Researchers at NIST, UCLA, and the Beijing Institute of Technology have discovered a new way to make topological insulators (TIs) magnetic using antiferromagnetic materials. This breakthrough could lead to more efficient computer components that generate less heat and potentially be used in quantum computers.
Topological insulators are materials that conduct electricity on their surface while being insulators inside. They are promising for electronics because electric current travels along them without losing energy as heat. However, their special properties are usually only observed at very low temperatures, typically requiring liquid helium to cool them.
The UCLA team found that stacking thin layers of TI between alternating layers of an antiferromagnetic material can make the TI magnetic without overwhelming its properties.

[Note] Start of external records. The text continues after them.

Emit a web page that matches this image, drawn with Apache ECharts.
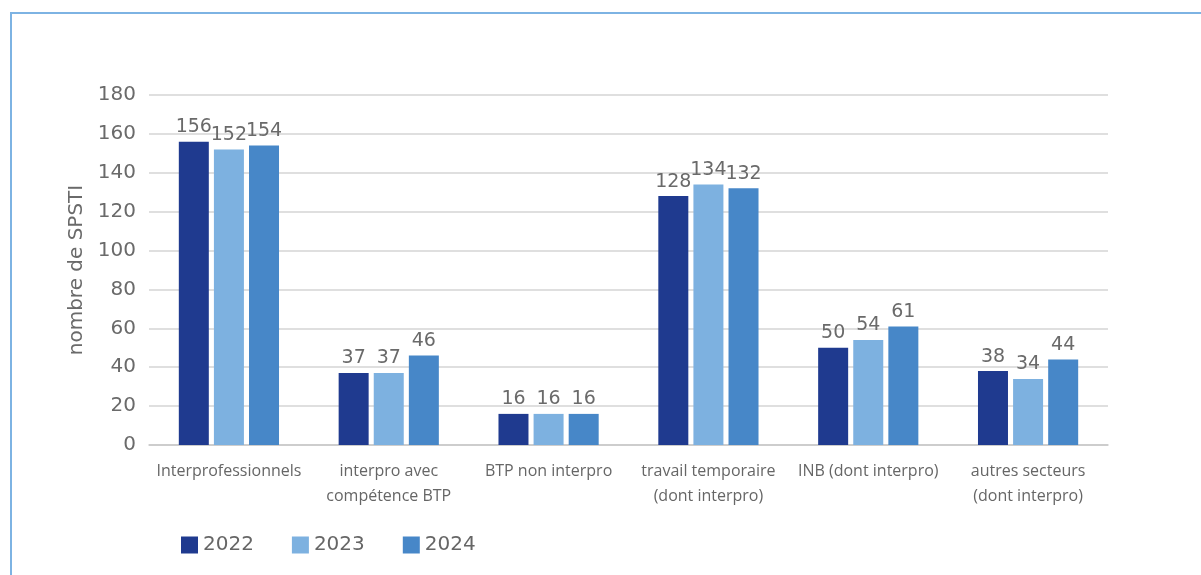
<!DOCTYPE html>
<html><head><meta charset="utf-8">
<script src="https://cdn.jsdelivr.net/npm/echarts@6/dist/echarts.min.js"></script>
<style>
html,body{margin:0;padding:0;background:#fff;overflow:hidden}
#frame{position:absolute;left:10px;top:12px;width:1300px;height:700px;border:2px solid #7db3e3;box-sizing:border-box}
#chart{position:absolute;left:0;top:0;width:1201px;height:575px}
</style></head>
<body>
<div id="frame"></div>
<div id="chart"></div>
<script>
const categories = ["Interprofessionnels","interpro avec\ncompétence BTP","BTP non interpro","travail temporaire\n(dont interpro)","INB (dont interpro)","autres secteurs\n(dont interpro)"];
const years = ["2022","2023","2024"];
const v2022 = [156,37,16,128,50,38];
const v2023 = [152,37,16,134,54,34];
const v2024 = [154,46,16,132,61,44];
const yTicks = [0,20,40,60,80,100,120,140,160,180];
const colors = ["#1f3a8f","#7db1e0","#4787c8"];
const numFont = '"DejaVu Sans", sans-serif';
const chart = echarts.init(document.getElementById('chart'));
const labelStyle = {show:true,position:'top',distance:5,color:'#6a6a6a',fontSize:19,fontFamily:numFont};
const mk = (name,data,i)=>({name,type:'bar',data,barWidth:30,barGap:'17%',itemStyle:{color:colors[i]},label:labelStyle,labelLayout:{moveOverlap:'shiftY'}});
chart.setOption({
  animation:false,
  color:colors,
  grid:{left:149,right:93,top:95,bottom:130},
  legend:{left:176,top:530,itemWidth:17,itemHeight:17,itemGap:38,icon:'rect',
    textStyle:{color:'#666',fontSize:20,fontFamily:numFont},data:years},
  xAxis:{type:'category',data:categories,
    axisLine:{lineStyle:{color:'#c8c8c8',width:1.5}},axisTick:{show:false},
    axisLabel:{color:'#666',fontSize:16,lineHeight:25,margin:14,interval:0,fontFamily:'"Liberation Sans Narrow", "Open Sans", sans-serif'}},
  yAxis:{type:'value',min:yTicks[0],max:yTicks[yTicks.length-1],interval:20,
    name:'nombre de SPSTI',nameLocation:'middle',nameGap:56,
    nameTextStyle:{color:'#6a6a6a',fontSize:20,fontFamily:numFont},
    axisLine:{show:false},axisTick:{show:false},
    axisLabel:{color:'#6a6a6a',fontSize:20,margin:13,fontFamily:numFont},
    splitLine:{lineStyle:{color:'#d4d4d4',width:1.5}}},
  series:[mk(years[0],v2022,0),mk(years[1],v2023,1),mk(years[2],v2024,2)]
});
</script>
</body></html>
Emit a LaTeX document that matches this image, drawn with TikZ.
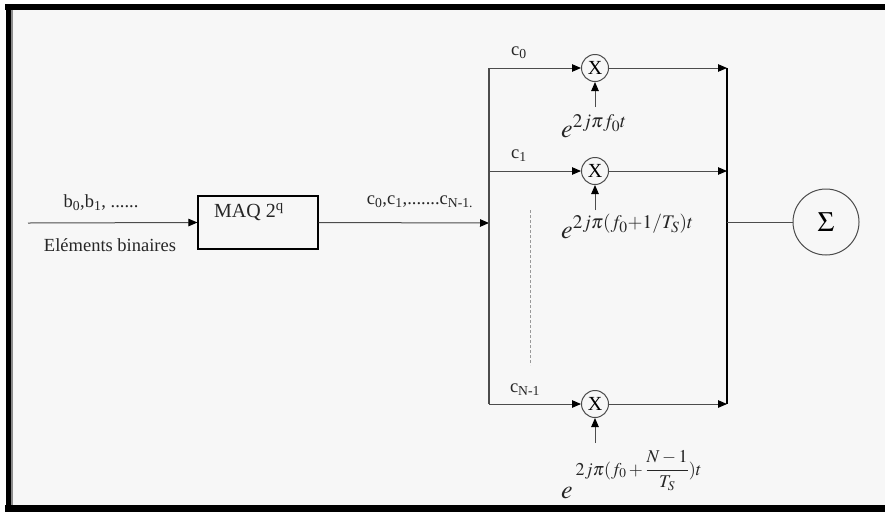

This approach allows TIs to become magnetic and demonstrate their appealing hallmarks at temperatures above 77 Kelvin, which is warm enough to use liquid nitrogen for cooling instead of liquid helium.
The discovery makes TIs easier to study and suggests there might be other ways to increase their operational temperature further. While still not at room temperature, this breakthrough brings the practical application of TIs in electronics closer to reality.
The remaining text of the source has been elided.